Seanad debates

Thursday, 6 December 2018

Health (Regulation of Termination of Pregnancy) Bill 2018: Second Stage

 

10:30 am

Photo of Aodhán Ó RíordáinAodhán Ó Ríordáin (Labour) | Oireachtas source

I thank the Minister of State for being here. This is an emotional day. I share the emotion of my colleague and friend, Senator Humphreys, when he apologised. I feel the same need to show a sense of shame as an Irish man for what has been done to Irish women and continues to be done to them to this day. I join others in commending my colleague, Senator Bacik, who for years has campaigned on this issue. It was often a very lonely struggle, both inside and outside the Labour Party, to convince people like me and the people of Ireland of the great wrong that was done in 1983. She has been threatened with jail and received all sorts of vile communications over the years but she has never resiled from her absolute belief in the necessity for the Republic to live up to its name and deliver on gender equality in every single aspect of life.
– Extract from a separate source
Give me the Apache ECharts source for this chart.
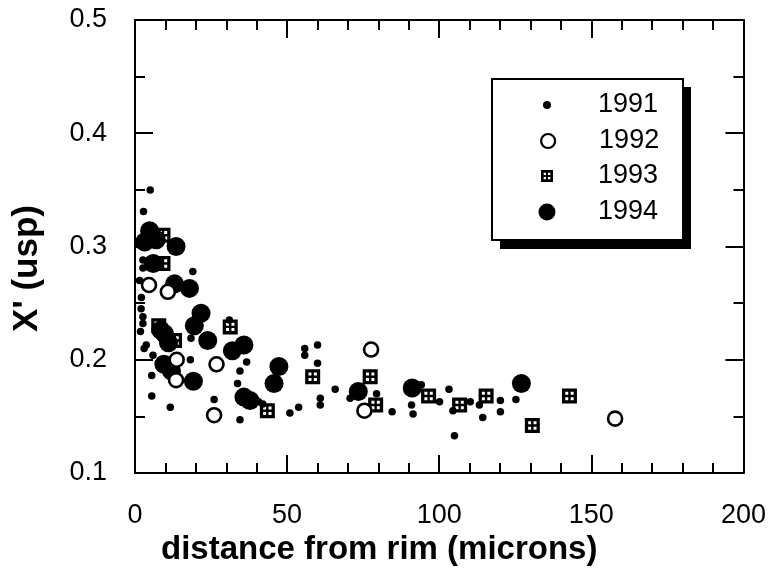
<!DOCTYPE html>
<html>
<head>
<meta charset="utf-8">
<script src="https://cdn.jsdelivr.net/npm/echarts@6/dist/echarts.min.js"></script>
<style>
  html, body { margin: 0; padding: 0; background: #fff; }
  #main { width: 769px; height: 579px; }
</style>
</head>
<body>
<div id="main"></div>
<script>
// tick labels
const xTicks = [0, 50, 100, 150, 200];
const yTicks = [0.1, 0.2, 0.3, 0.4, 0.5];

// [distance (microns), X' (usp)]
const d1991 = [
  [5, 0.350], [2.8, 0.331], [2.6, 0.288], [2.6, 0.281], [19, 0.278], [1.5, 0.270], [2.1, 0.255],
  [2, 0.245], [2.6, 0.238], [2.6, 0.232], [1.8, 0.225], [31, 0.235], [18.4, 0.219], [3.7, 0.213],
  [3, 0.210], [5.9, 0.204], [18.2, 0.200], [36.7, 0.198], [34.5, 0.190], [5.5, 0.186], [5.5, 0.168],
  [11.6, 0.158], [33.7, 0.179], [26, 0.165], [34.5, 0.147], [38.5, 0.165], [40.6, 0.163], [42, 0.161],
  [50.9, 0.153], [53.8, 0.158], [55.8, 0.210], [55.8, 0.204], [60, 0.213], [60, 0.197], [60.9, 0.166],
  [60.9, 0.160], [65.8, 0.174], [70.7, 0.166], [79.4, 0.170], [84.5, 0.154], [94.1, 0.178],
  [100.1, 0.163], [90.9, 0.160], [91.4, 0.152], [103.2, 0.174], [105, 0.133], [104.5, 0.155],
  [110.2, 0.163], [113.2, 0.160], [114.3, 0.149], [120.1, 0.164], [120.1, 0.154], [125.2, 0.165]
];
const d1992 = [
  [4.6, 0.266], [10.8, 0.260], [13.7, 0.200], [26.8, 0.196], [13.5, 0.182], [26, 0.151],
  [77.6, 0.209], [75.4, 0.155], [157.8, 0.148]
];
const d1993 = [
  [9.2, 0.310], [9.2, 0.285], [31.3, 0.229], [7.8, 0.230], [13, 0.217], [43.5, 0.155],
  [58.4, 0.185], [77.3, 0.185], [79.1, 0.160], [96.5, 0.168], [106.7, 0.160], [115.4, 0.168],
  [130.6, 0.142], [142.8, 0.168]
];
const d1994 = [
  [4.8, 0.314], [3.2, 0.304], [7, 0.306], [13.5, 0.300], [6, 0.285], [13, 0.267], [17.9, 0.263],
  [21.7, 0.241], [19.5, 0.230], [8.5, 0.226], [9.7, 0.223], [11, 0.215], [23.9, 0.217], [32, 0.208],
  [35.8, 0.213], [9.5, 0.196], [12, 0.190], [19.2, 0.181], [47.3, 0.194], [45.7, 0.179],
  [35.8, 0.167], [37.8, 0.164], [73.4, 0.172], [91.1, 0.175], [127, 0.179]
];

const font = "'Liberation Sans', Arial, sans-serif";
// square with a cross inside (holes wound the other way)
const boxIcon = "path://M0,0L10,0L10,10L0,10Z M2.2,2.2L2.2,4.2L4.2,4.2L4.2,2.2Z M5.8,2.2L5.8,4.2L7.8,4.2L7.8,2.2Z M2.2,5.8L2.2,7.8L4.2,7.8L4.2,5.8Z M5.8,5.8L5.8,7.8L7.8,7.8L7.8,5.8Z";

const chart = echarts.init(document.getElementById("main"));

const tickStyle = { color: "#000", width: 2 };
const mkX = (pos, labels) => ({
  type: "value",
  position: pos,
  min: xTicks[0],
  max: xTicks[xTicks.length - 1],
  interval: xTicks[1] - xTicks[0],
  axisLine: { show: true, onZero: false, lineStyle: { color: "#000", width: 2 } },
  axisTick: { show: true, inside: true, length: 18, lineStyle: tickStyle },
  minorTick: { show: true, splitNumber: 5, length: 10, lineStyle: tickStyle },
  axisLabel: { show: labels, color: "#000", fontSize: 27, fontFamily: font, margin: 29 },
  splitLine: { show: false }
});
const mkY = (pos, labels) => ({
  type: "value",
  position: pos,
  min: yTicks[0],
  max: yTicks[yTicks.length - 1],
  interval: 0.1,
  axisLine: { show: true, onZero: false, lineStyle: { color: "#000", width: 2 } },
  axisTick: { show: true, inside: true, length: 18, lineStyle: tickStyle },
  minorTick: { show: true, splitNumber: 2, length: 10, lineStyle: tickStyle },
  axisLabel: { show: labels, color: "#000", fontSize: 27, fontFamily: font, margin: 28,
    formatter: (v) => v.toFixed(1) },
  splitLine: { show: false }
});

const xBottom = mkX("bottom", true);
xBottom.name = "distance from rim (microns)";
xBottom.nameLocation = "middle";
xBottom.nameGap = 54;
xBottom.nameTextStyle = { color: "#000", fontSize: 33, fontWeight: "bold", fontFamily: font,
  padding: [0, 120, 0, 0] };
const yLeft = mkY("left", true);
yLeft.name = "X' (usp)";
yLeft.nameLocation = "middle";
yLeft.nameGap = 90;
yLeft.nameTextStyle = { color: "#000", fontSize: 35, fontWeight: "bold", fontFamily: font,
  padding: [0, 44, 0, 0] };

// one legend per entry so each icon keeps its own size
const rows = [
  { name: "1991", y: 105, w: 8, icon: "circle", style: { color: "#000" } },
  { name: "1992", y: 141, w: 14, icon: "circle", style: { color: "#fff", borderColor: "#000", borderWidth: 2.2 } },
  { name: "1993", y: 176, w: 12, icon: boxIcon, style: { color: "#000" } },
  { name: "1994", y: 212, w: 17, icon: "circle", style: { color: "#000" } }
];
const legends = rows.map((r) => ({
  data: [{ name: r.name, icon: r.icon, itemStyle: r.style }],
  left: 547 - r.w / 2,
  top: r.y - 14,
  padding: 0,
  itemWidth: r.w,
  itemHeight: r.w,
  selectedMode: false,
  textStyle: { color: "#000", fontSize: 27, fontFamily: font, lineHeight: 28,
    padding: [0, 0, 0, 46 - r.w / 2] }
}));

const option = {
  backgroundColor: "#fff",
  animation: false,
  grid: { left: 135, right: 21, top: 20, bottom: 106 },
  xAxis: [xBottom, mkX("top", false)],
  yAxis: [yLeft, mkY("right", false)],
  legend: legends,
  graphic: [
    { type: "rect", z: 3, shape: { x: 500, y: 87, width: 191, height: 162 }, style: { fill: "#000" } },
    { type: "rect", z: 3, shape: { x: 492, y: 79, width: 191, height: 161 },
      style: { fill: "#fff", stroke: "#000", lineWidth: 2 } }
  ],
  series: [
    { name: "1994", type: "scatter", data: d1994, symbol: "circle", symbolSize: 19,
      itemStyle: { color: "#000", opacity: 1 } },
    { name: "1991", type: "scatter", data: d1991, symbol: "circle", symbolSize: 7.5,
      itemStyle: { color: "#000", opacity: 1 } },
    { name: "1993", type: "scatter", data: d1993, symbol: boxIcon, symbolSize: 15,
      itemStyle: { color: "#000", opacity: 1 } },
    { name: "1992", type: "scatter", data: d1992, symbol: "circle", symbolSize: 14,
      itemStyle: { color: "#fff", borderColor: "#000", borderWidth: 2.6, opacity: 1 } }
  ]
};
chart.setOption(option);
</script>
</body>
</html>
I am tempted to be drawn into making this debate about the men of the "No" campaign who continue to utter misogynistic comments to try to shame and misrepresent what the vote of the people was about. We saw the antics in the Dáil. We have begun to hear unfortunate language being used again today in this Chamber. This cannot be about the men of the "No" campaign no matter how much they want to make it about them and how upset they are that their life's work is crumbling before their eyes. This has to be about the women of Ireland, the mistakes we have made, the shame we have thrust upon them and the journeys we continue to force on them. I can only speak as someone who is proud to stand in the Oireachtas today and feels a sense of the washing away of the sins of the past. Perhaps we did not know the country very well. I do not know if people in the Chamber have begun to look at their country and all the things we thought we were. We are now not what we thought we were. In Europe and the world, when we look left and right, we observe Brexit, Trump and the rise of right-wing populism across Europe. We thought our country was a conservative backwater that would never embrace the idea of LGBT rights, women's rights or reproductive rights and would never descend to racist race card immigration debates at a time of election. In some bizarre way, the island I grew up on in the 1980s is a beacon of light for progressive minded people across the world.

I will never know what it is like to be pregnant. I know people who I love deeply who have gone through pregnancy and I suggest it is the most profound thing any woman will go through. It takes over one's body, mind and spirit. It dominates every ounce of one's being for nine months until birth and every waking moment after that. It is monstrous, and has always been monstrous, to suggest one would take that decision lightly, that women take it lightly or should go through it, or be forced through it, against their will.

I do not intend to speak on every Stage of the debate. I do not intend to say more. I do not want to lengthen the debate because we have debated it inside and out. Many people have been discussing it for 30 years. Some of us are newer to the debate, having joined it over the past number of years. The country went through it in May and made its decision clear. There are elements of the Bill I am not comfortable with. The three-day waiting period is an insult to women but it was part of the debate on the referendum. If it was part of the debate in the referendum and people voted "Yes" on that basis, it has to be in the Bill. We can amend it at a later stage.

I have a seven month old girl called Anna. She has now been born into a republic where she is something approaching less than a second class citizen. She is now a full citizen of this Republic. She has absolute autonomy over her own body to do what she will with her own body at any stage of her life. On her behalf, because she cannot speak yet, I thank Members of the Oireachtas, citizens, young and old campaigners and, particularly, the young women with Repeal jumpers who were derided by media outlets and seasoned journalists who thought they knew it all. They said it was not the way Irish politics worked and that these young women did not understand Ireland or its nature. It was fearless, compassionate and determined - mostly young - women proudly displaying their Repeal jumpers who changed the country and possibly made the entire world look at itself and this country in a different light. I say well done to them. I am proud to live in a country with them. Let us get the legislation passed and ensure we do not wake up on a day in January on which another 12 women have to make the lonely Ryanair journey to England to get what they deserve in their own country.